■ What you should do: Extract the text of each entry below exactly, leaving every image behind.

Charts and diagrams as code
#####

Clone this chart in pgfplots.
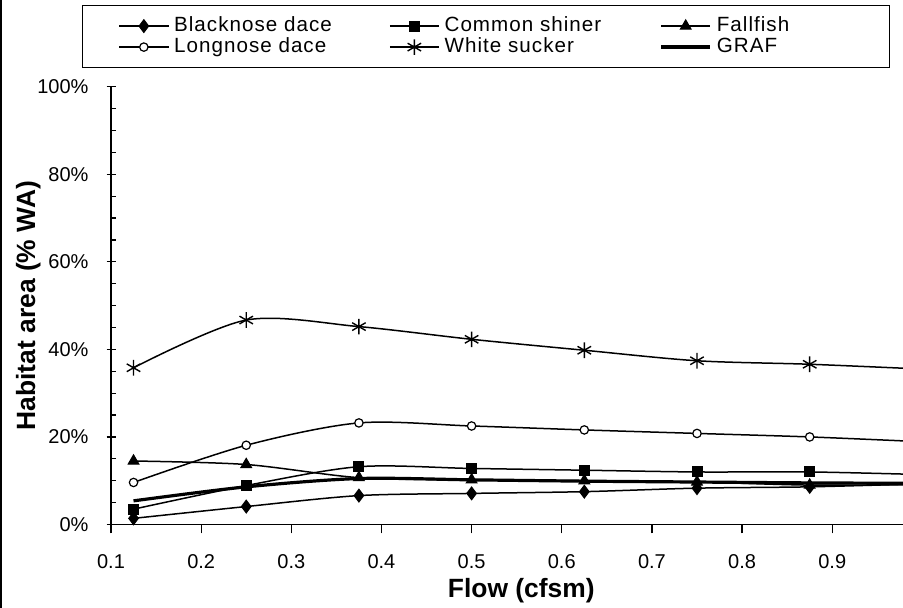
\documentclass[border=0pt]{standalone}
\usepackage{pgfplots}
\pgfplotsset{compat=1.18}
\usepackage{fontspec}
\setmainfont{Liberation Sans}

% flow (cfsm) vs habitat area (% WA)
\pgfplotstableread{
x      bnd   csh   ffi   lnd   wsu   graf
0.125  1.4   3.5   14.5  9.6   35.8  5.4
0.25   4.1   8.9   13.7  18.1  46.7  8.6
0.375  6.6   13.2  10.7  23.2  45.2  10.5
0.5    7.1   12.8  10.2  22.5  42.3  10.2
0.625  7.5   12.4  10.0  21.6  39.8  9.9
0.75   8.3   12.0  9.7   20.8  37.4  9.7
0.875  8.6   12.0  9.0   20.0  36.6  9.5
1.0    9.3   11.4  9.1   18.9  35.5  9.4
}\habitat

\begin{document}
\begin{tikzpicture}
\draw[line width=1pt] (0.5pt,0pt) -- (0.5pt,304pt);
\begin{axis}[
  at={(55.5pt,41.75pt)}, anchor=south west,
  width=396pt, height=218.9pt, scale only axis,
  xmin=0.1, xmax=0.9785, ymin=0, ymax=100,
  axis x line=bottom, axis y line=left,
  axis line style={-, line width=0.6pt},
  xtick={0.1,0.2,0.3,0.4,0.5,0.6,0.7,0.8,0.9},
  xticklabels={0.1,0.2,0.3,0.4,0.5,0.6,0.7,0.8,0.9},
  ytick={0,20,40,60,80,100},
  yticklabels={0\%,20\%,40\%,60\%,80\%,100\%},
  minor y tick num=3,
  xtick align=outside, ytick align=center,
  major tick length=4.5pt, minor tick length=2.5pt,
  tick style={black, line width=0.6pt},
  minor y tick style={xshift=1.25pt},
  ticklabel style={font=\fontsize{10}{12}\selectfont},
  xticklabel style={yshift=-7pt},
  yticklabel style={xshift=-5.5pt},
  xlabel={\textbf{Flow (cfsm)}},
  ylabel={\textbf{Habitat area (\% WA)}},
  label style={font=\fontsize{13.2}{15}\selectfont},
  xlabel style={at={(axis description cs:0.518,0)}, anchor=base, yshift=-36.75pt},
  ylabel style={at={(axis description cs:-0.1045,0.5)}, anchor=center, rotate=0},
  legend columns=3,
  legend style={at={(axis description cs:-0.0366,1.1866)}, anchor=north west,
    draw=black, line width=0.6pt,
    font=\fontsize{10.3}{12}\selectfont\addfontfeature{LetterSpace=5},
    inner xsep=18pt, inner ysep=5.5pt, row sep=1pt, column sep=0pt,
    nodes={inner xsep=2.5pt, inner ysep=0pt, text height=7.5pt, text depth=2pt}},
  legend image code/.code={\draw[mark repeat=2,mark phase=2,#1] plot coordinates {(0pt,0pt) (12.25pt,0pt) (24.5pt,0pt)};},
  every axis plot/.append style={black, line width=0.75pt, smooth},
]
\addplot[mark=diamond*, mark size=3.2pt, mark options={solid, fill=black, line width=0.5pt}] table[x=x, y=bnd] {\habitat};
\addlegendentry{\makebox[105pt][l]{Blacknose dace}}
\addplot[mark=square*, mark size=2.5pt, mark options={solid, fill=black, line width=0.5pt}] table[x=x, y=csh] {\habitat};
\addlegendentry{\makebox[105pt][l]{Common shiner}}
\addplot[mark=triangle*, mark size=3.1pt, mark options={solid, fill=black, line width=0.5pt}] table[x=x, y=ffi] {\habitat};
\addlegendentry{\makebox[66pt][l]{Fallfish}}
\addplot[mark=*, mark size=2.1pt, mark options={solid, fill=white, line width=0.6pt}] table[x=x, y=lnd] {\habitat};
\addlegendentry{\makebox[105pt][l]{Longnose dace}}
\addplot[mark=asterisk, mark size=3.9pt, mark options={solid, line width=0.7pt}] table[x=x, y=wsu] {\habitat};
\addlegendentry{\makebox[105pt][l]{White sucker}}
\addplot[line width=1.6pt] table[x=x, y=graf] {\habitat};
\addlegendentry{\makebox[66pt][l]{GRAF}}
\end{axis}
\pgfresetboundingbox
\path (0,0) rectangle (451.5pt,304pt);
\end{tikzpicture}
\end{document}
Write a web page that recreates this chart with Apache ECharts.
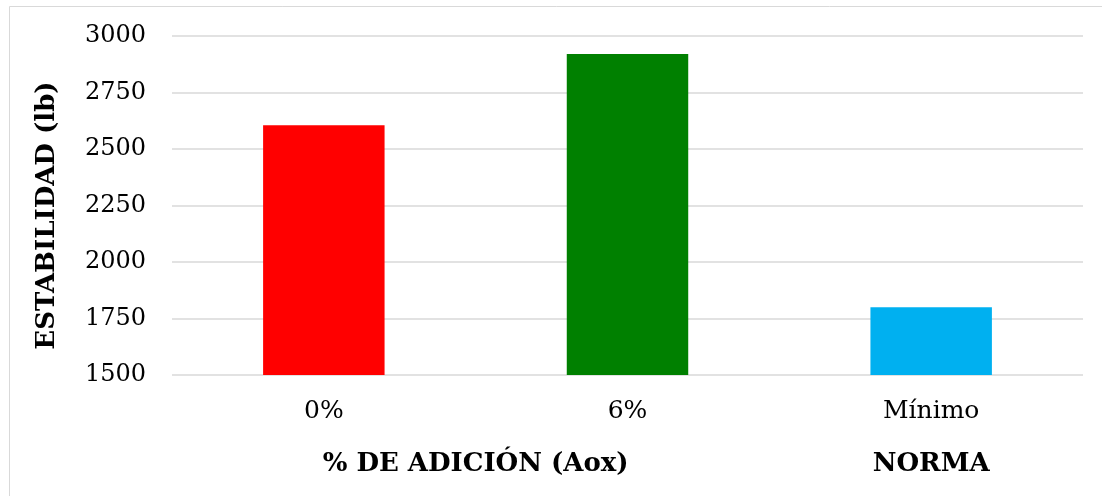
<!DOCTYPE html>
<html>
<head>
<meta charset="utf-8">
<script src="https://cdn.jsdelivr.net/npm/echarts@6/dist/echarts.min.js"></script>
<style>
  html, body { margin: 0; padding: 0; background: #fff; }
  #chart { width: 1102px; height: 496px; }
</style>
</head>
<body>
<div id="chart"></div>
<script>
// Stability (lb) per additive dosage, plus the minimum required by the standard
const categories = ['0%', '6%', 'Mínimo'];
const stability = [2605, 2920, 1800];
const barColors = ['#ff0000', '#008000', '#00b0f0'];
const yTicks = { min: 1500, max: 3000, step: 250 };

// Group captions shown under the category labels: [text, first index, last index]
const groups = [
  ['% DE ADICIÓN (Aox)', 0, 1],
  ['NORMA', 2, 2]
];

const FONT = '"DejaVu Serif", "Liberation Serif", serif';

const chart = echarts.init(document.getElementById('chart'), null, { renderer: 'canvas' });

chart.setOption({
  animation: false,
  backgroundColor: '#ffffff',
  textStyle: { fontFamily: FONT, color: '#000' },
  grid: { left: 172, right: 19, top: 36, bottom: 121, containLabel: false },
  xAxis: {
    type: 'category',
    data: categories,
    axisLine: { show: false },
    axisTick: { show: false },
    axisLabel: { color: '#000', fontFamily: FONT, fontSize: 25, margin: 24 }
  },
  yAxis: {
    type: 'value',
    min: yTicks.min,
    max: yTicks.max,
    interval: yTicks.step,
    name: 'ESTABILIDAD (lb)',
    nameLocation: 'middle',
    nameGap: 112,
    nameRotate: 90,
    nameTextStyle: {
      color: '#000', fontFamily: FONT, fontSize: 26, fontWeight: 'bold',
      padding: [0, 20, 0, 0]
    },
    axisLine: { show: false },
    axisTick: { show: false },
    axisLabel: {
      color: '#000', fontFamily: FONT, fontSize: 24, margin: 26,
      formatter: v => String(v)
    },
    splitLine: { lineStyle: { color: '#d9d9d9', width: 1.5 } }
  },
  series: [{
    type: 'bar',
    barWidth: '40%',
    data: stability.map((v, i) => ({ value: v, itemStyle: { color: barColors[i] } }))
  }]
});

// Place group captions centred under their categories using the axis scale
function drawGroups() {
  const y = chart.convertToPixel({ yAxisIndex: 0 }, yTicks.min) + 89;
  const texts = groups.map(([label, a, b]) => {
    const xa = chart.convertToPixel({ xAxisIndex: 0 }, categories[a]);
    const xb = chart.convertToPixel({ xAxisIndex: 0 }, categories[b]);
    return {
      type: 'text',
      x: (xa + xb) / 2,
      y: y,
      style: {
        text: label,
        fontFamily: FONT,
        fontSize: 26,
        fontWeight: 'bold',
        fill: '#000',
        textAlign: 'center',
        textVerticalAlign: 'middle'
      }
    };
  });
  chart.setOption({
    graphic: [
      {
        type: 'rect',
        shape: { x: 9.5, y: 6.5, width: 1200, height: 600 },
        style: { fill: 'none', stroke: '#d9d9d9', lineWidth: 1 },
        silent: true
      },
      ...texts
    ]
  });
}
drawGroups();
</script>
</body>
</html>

#####

■ Final result:
Clone this chart in pgfplots.
\documentclass[border=0pt]{standalone}
\usepackage{pgfplots}
\pgfplotsset{compat=1.18}
\usepackage{fontspec}
\setmainfont{Liberation Sans}

% flow (cfsm) vs habitat area (% WA)
\pgfplotstableread{
x      bnd   csh   ffi   lnd   wsu   graf
0.125  1.4   3.5   14.5  9.6   35.8  5.4
0.25   4.1   8.9   13.7  18.1  46.7  8.6
0.375  6.6   13.2  10.7  23.2  45.2  10.5
0.5    7.1   12.8  10.2  22.5  42.3  10.2
0.625  7.5   12.4  10.0  21.6  39.8  9.9
0.75   8.3   12.0  9.7   20.8  37.4  9.7
0.875  8.6   12.0  9.0   20.0  36.6  9.5
1.0    9.3   11.4  9.1   18.9  35.5  9.4
}\habitat

\begin{document}
\begin{tikzpicture}
\draw[line width=1pt] (0.5pt,0pt) -- (0.5pt,304pt);
\begin{axis}[
  at={(55.5pt,41.75pt)}, anchor=south west,
  width=396pt, height=218.9pt, scale only axis,
  xmin=0.1, xmax=0.9785, ymin=0, ymax=100,
  axis x line=bottom, axis y line=left,
  axis line style={-, line width=0.6pt},
  xtick={0.1,0.2,0.3,0.4,0.5,0.6,0.7,0.8,0.9},
  xticklabels={0.1,0.2,0.3,0.4,0.5,0.6,0.7,0.8,0.9},
  ytick={0,20,40,60,80,100},
  yticklabels={0\%,20\%,40\%,60\%,80\%,100\%},
  minor y tick num=3,
  xtick align=outside, ytick align=center,
  major tick length=4.5pt, minor tick length=2.5pt,
  tick style={black, line width=0.6pt},
  minor y tick style={xshift=1.25pt},
  ticklabel style={font=\fontsize{10}{12}\selectfont},
  xticklabel style={yshift=-7pt},
  yticklabel style={xshift=-5.5pt},
  xlabel={\textbf{Flow (cfsm)}},
  ylabel={\textbf{Habitat area (\% WA)}},
  label style={font=\fontsize{13.2}{15}\selectfont},
  xlabel style={at={(axis description cs:0.518,0)}, anchor=base, yshift=-36.75pt},
  ylabel style={at={(axis description cs:-0.1045,0.5)}, anchor=center, rotate=0},
  legend columns=3,
  legend style={at={(axis description cs:-0.0366,1.1866)}, anchor=north west,
    draw=black, line width=0.6pt,
    font=\fontsize{10.3}{12}\selectfont\addfontfeature{LetterSpace=5},
    inner xsep=18pt, inner ysep=5.5pt, row sep=1pt, column sep=0pt,
    nodes={inner xsep=2.5pt, inner ysep=0pt, text height=7.5pt, text depth=2pt}},
  legend image code/.code={\draw[mark repeat=2,mark phase=2,#1] plot coordinates {(0pt,0pt) (12.25pt,0pt) (24.5pt,0pt)};},
  every axis plot/.append style={black, line width=0.75pt, smooth},
]
\addplot[mark=diamond*, mark size=3.2pt, mark options={solid, fill=black, line width=0.5pt}] table[x=x, y=bnd] {\habitat};
\addlegendentry{\makebox[105pt][l]{Blacknose dace}}
\addplot[mark=square*, mark size=2.5pt, mark options={solid, fill=black, line width=0.5pt}] table[x=x, y=csh] {\habitat};
\addlegendentry{\makebox[105pt][l]{Common shiner}}
\addplot[mark=triangle*, mark size=3.1pt, mark options={solid, fill=black, line width=0.5pt}] table[x=x, y=ffi] {\habitat};
\addlegendentry{\makebox[66pt][l]{Fallfish}}
\addplot[mark=*, mark size=2.1pt, mark options={solid, fill=white, line width=0.6pt}] table[x=x, y=lnd] {\habitat};
\addlegendentry{\makebox[105pt][l]{Longnose dace}}
\addplot[mark=asterisk, mark size=3.9pt, mark options={solid, line width=0.7pt}] table[x=x, y=wsu] {\habitat};
\addlegendentry{\makebox[105pt][l]{White sucker}}
\addplot[line width=1.6pt] table[x=x, y=graf] {\habitat};
\addlegendentry{\makebox[66pt][l]{GRAF}}
\end{axis}
\pgfresetboundingbox
\path (0,0) rectangle (451.5pt,304pt);
\end{tikzpicture}
\end{document}
Write a web page that recreates this chart with Apache ECharts.
<!DOCTYPE html>
<html>
<head>
<meta charset="utf-8">
<script src="https://cdn.jsdelivr.net/npm/echarts@6/dist/echarts.min.js"></script>
<style>
  html, body { margin: 0; padding: 0; background: #fff; }
  #chart { width: 1102px; height: 496px; }
</style>
</head>
<body>
<div id="chart"></div>
<script>
// Stability (lb) per additive dosage, plus the minimum required by the standard
const categories = ['0%', '6%', 'Mínimo'];
const stability = [2605, 2920, 1800];
const barColors = ['#ff0000', '#008000', '#00b0f0'];
const yTicks = { min: 1500, max: 3000, step: 250 };

// Group captions shown under the category labels: [text, first index, last index]
const groups = [
  ['% DE ADICIÓN (Aox)', 0, 1],
  ['NORMA', 2, 2]
];

const FONT = '"DejaVu Serif", "Liberation Serif", serif';

const chart = echarts.init(document.getElementById('chart'), null, { renderer: 'canvas' });

chart.setOption({
  animation: false,
  backgroundColor: '#ffffff',
  textStyle: { fontFamily: FONT, color: '#000' },
  grid: { left: 172, right: 19, top: 36, bottom: 121, containLabel: false },
  xAxis: {
    type: 'category',
    data: categories,
    axisLine: { show: false },
    axisTick: { show: false },
    axisLabel: { color: '#000', fontFamily: FONT, fontSize: 25, margin: 24 }
  },
  yAxis: {
    type: 'value',
    min: yTicks.min,
    max: yTicks.max,
    interval: yTicks.step,
    name: 'ESTABILIDAD (lb)',
    nameLocation: 'middle',
    nameGap: 112,
    nameRotate: 90,
    nameTextStyle: {
      color: '#000', fontFamily: FONT, fontSize: 26, fontWeight: 'bold',
      padding: [0, 20, 0, 0]
    },
    axisLine: { show: false },
    axisTick: { show: false },
    axisLabel: {
      color: '#000', fontFamily: FONT, fontSize: 24, margin: 26,
      formatter: v => String(v)
    },
    splitLine: { lineStyle: { color: '#d9d9d9', width: 1.5 } }
  },
  series: [{
    type: 'bar',
    barWidth: '40%',
    data: stability.map((v, i) => ({ value: v, itemStyle: { color: barColors[i] } }))
  }]
});

// Place group captions centred under their categories using the axis scale
function drawGroups() {
  const y = chart.convertToPixel({ yAxisIndex: 0 }, yTicks.min) + 89;
  const texts = groups.map(([label, a, b]) => {
    const xa = chart.convertToPixel({ xAxisIndex: 0 }, categories[a]);
    const xb = chart.convertToPixel({ xAxisIndex: 0 }, categories[b]);
    return {
      type: 'text',
      x: (xa + xb) / 2,
      y: y,
      style: {
        text: label,
        fontFamily: FONT,
        fontSize: 26,
        fontWeight: 'bold',
        fill: '#000',
        textAlign: 'center',
        textVerticalAlign: 'middle'
      }
    };
  });
  chart.setOption({
    graphic: [
      {
        type: 'rect',
        shape: { x: 9.5, y: 6.5, width: 1200, height: 600 },
        style: { fill: 'none', stroke: '#d9d9d9', lineWidth: 1 },
        silent: true
      },
      ...texts
    ]
  });
}
drawGroups();
</script>
</body>
</html>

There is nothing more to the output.